How do you know if a role is one for a cog? First, cogs are hired to fit the shape of the role, not the other way around. Second, if a cog brings in extra skill or expertise, they are expected to ignore it and do the role as prescribed (assuming you’ve even filled the role with someone “overqualified” for it). Third, the structure surrounding the role is more important and valuable than the people doing the task.

Finally, if there is little difference in value between a cog who is average and a cog who is excellent because the structure ensures that output stays within spec, why would anyone try to pay more for a given cog? The lack of return on investment means the cogs become commoditized and prices reflect it. 

This leads to a bleak picture, I know. The biggest impact is that cogs become commoditized people. Their salaries are flat (if not declining). Their roles are being taken over by software. They don’t feel like they have agency in this world. They are robots with debt and anxiety.

Nowhere is this more obvious than in the emergence of the gig economy, where you and I design a request or need (get me from point A to point B, put my bookcase together, write an article for me) and can expect to get it back as expected. The gig economy is the cog as freelancer, not expected to do anything extra, and certainly not expecting to be rewarded for doing more than what you asked them to do.

The other group are artists. We call them artists, not because they are special or intensely creative in an art school kind of way, but because the work they do is something that doesn’t come from a plan.

Artists aren’t just the people solving problems. They are figuring out what problems to solve, what the value of solving that problem is, what resources can be found to apply to the problem, and maybe even how to make the problem moot. They are not given a manual or a playbook; they are given a blank canvas and asked to find a way to provide value.

Artists are expected to invent their job every day.

We’ve reached a point where all the “easy” problems are already solved. Instead, what we ask artists to do is find new challenges and problems to solve. They are expected to look beyond what’s in front of them and find ways to add value. This means that their challenges never decline, their work can’t be optimized over time because it keeps changing and growing.

The challenge they face as an artist means that jobs don’t optimize over time. The challenges  continue, forcing artists to grow every day. In fact, growth is the hallmark of the artist’s process. They don’t just grow, they plan to grow. The role you hire them for changes almost the instant they step inside it. And it continues to change and grow.

The differences between these groups could hardly be greater. And yet, as recruiters, we tend to try and shoehorn all into the same ATS application and interviewing process. Recruiters and sourcers find 100-150 people, determine the 10-20 people worth screening on the phone, send three to five to the hiring manager, and one gets picked. The presumption is that they are all looking at the same role, the same criteria, and selecting someone to do the job.

It’s only as we are more and more desperate to find more artists that we start working around processes like the ATS-driven application. Think of that lead developer or VP of operations who you engage with and shephard through the recruiting journey entirely outside the ATS, to the point where a recruiter might have to input the candidate’s information for them before an offer can be made.

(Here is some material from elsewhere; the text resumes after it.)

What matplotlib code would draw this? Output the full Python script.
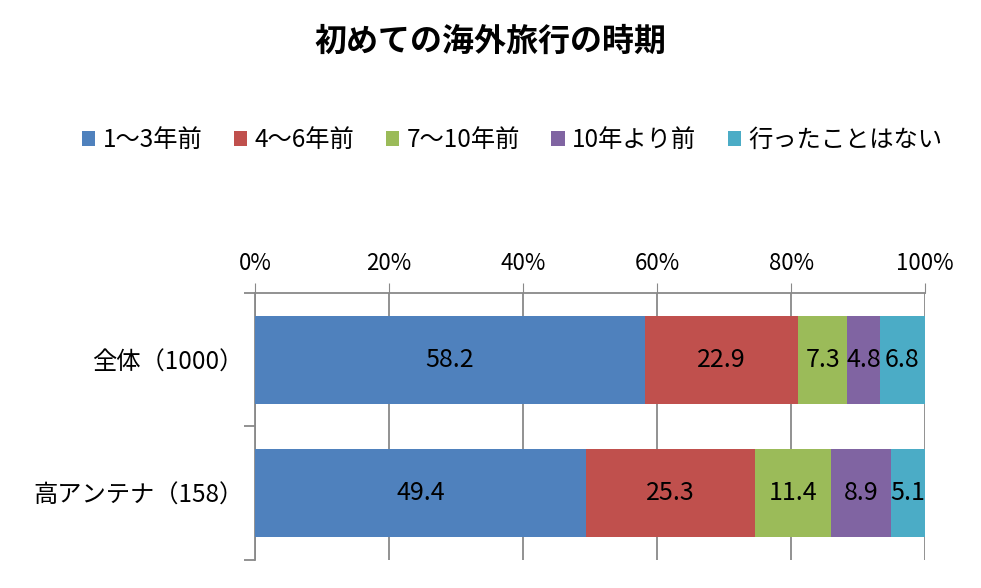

And remember that we live in a world where we don’t want people to do the job; we want people so good they get promoted, they change the job, they expand the boundaries of what the job could be. How do you write a job description for a role that hasn’t really been defined yet? How do you expect recruiters to take the vague and amorphous req and use it to find candidates?

The tools that recruit cogs won’t recruit artists.

We often think of this detouring as a temporary process, a work-around, or a problem to be solved through more rigid adherence to the ATS. But developing relationships outside the ATS is the new normal. ATSs are internal tools designed for recruiting and HR to use, not the candidate. It was never meant to be a public or candidate-facing tool.

This is why you’re seeing the rise in AI-driven bots who interact with the candidate so that they never touch the ATS. Or CRM tools that help recruiters build relationships with prospects before there’s a rec to apply to.

Remember, it is the artists who will grow your business, who will find new revenue streams or processes that save you money. The value they return to the business has the potential to be significantly higher than the anticipated value of the cog. Thus, you should expect to spend more (time, resources, effort, money) hiring an artist than a cog. Trying to get everyone to use the same model leads to what we have right now: a place where neither candidate nor recruiter is happy.

The speed at which you embrace this new reality, and the level at which you invest in treating these audiences differently, will determine our hiring and recruiting success. If you really want to hire the people who will make your company grow, stop trying to push them through an outmoded recruiting process.

They are artists, so treat them as such.